Zachary Hietala, after seven years, is finally back on top form, slicing up the songs with racing main shredding reminiscent of Ritchie Blackmore, passionate solos cut from the cloth of Adrian Smith and booming slower riffs a'la Iommi. It's all very much his own though; when big brother Zach is playing to his influences he comes into his own much more powerfully. “Stigmata” is the one where they got the slow, epic sound right. If a song is going to stretch into six, seven or eight minutes you better make sure the main riff ripples with '80s DIO-like levels of awesomeness. “To Life Forever” neglected this little detail, but the grunting main riff of the thunderous, lumbering “E.T.I.” alongside the cavernous bass guitar sound, is enough to make me forget all that. Even has a keyboard solo. I bet that back then keyboard solos were still just about titillating. “Expected To Heal” is a rather excellent slow-burning song with droning, growling riffs that might qualify this as some Marcolin-era CANDLEMASS homage what with Marco's riotous singing, while Zachary opts for an unhinged guitar solo something along the lines of David Chandler's Hendrix-raping trademark squealing.

 

The Hard-Rocking sound that grooved with TAROT's earlier records disappeared, but “State Of Grace” has a fair bit of '60s and '70s progginess working its slow-moving cogs.
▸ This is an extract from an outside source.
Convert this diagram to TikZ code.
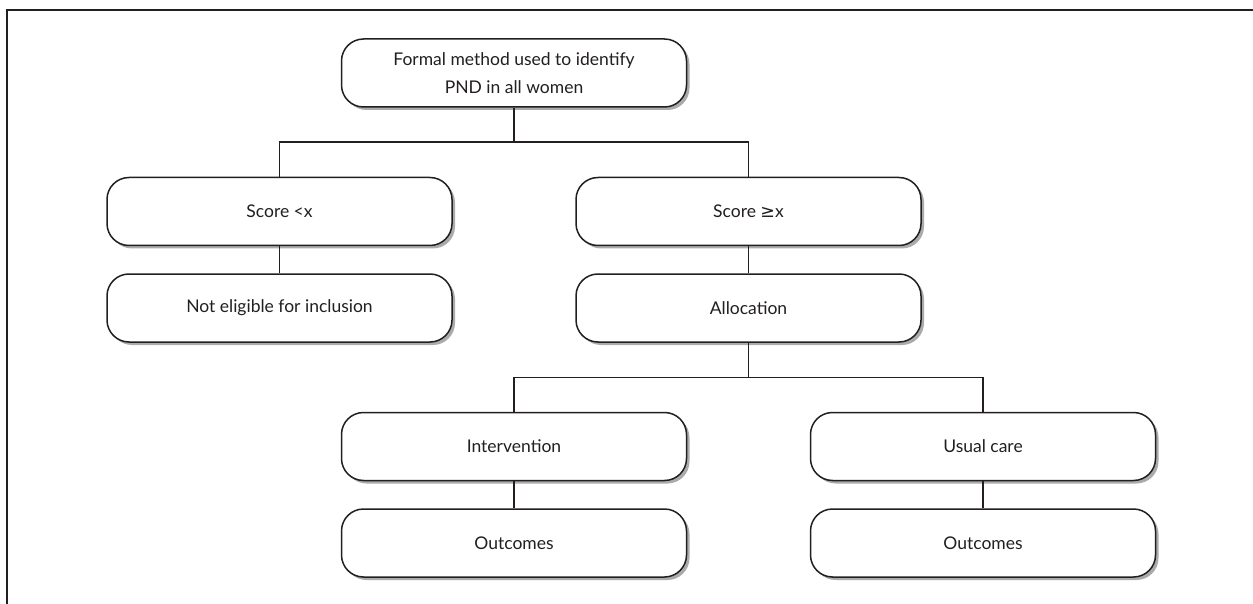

And those huge guitar hums at the end as Marco sings his final lines, fantastic. “Sleepless” is pretty annoying, a pointless acoustic number which is mixed oddly loud - it sounds like Marco is suddenly in the room with you, yodelling about some bird he watches while she sleeps. The closing title track is one of the finest pieces of TAROT song writing to be found, featuring rousing crescendos of synths, huge riffs like walls closing in on you, an epic, memorable chorus and a pummelling race to the end that makes most Progressive Metal look drab by comparison. It's just too fucking good, top five TAROT songs and no doubt about it.

 

If this thing was as good throughout as it begins and ends, packed to the brim with songs like “E.T.I.” and “Expected To Heal” I'd fucking buy it for you. I probably wouldn't, but you take my point. There's still some fluff to be worked through, but the band all sound on top form. Pecu Cinnari's drumming is of a very high standard here, with plenty of combustive crump and well placed clattering fills. Janne Tolsa smothers songs like “As One” with plonking pianos and '80s cop drama synths, but he's starting to get more at home and not sound like an extra cost for a band that could probably ill afford the travel to their own concerts by this time. Because of several weak tracks it remains the weakest TAROT album after “To Life Forever”, but in a discography like TAROT's that still means some very respectable and enjoyable Heavy Metal not to be missed by those who covet the band's other records.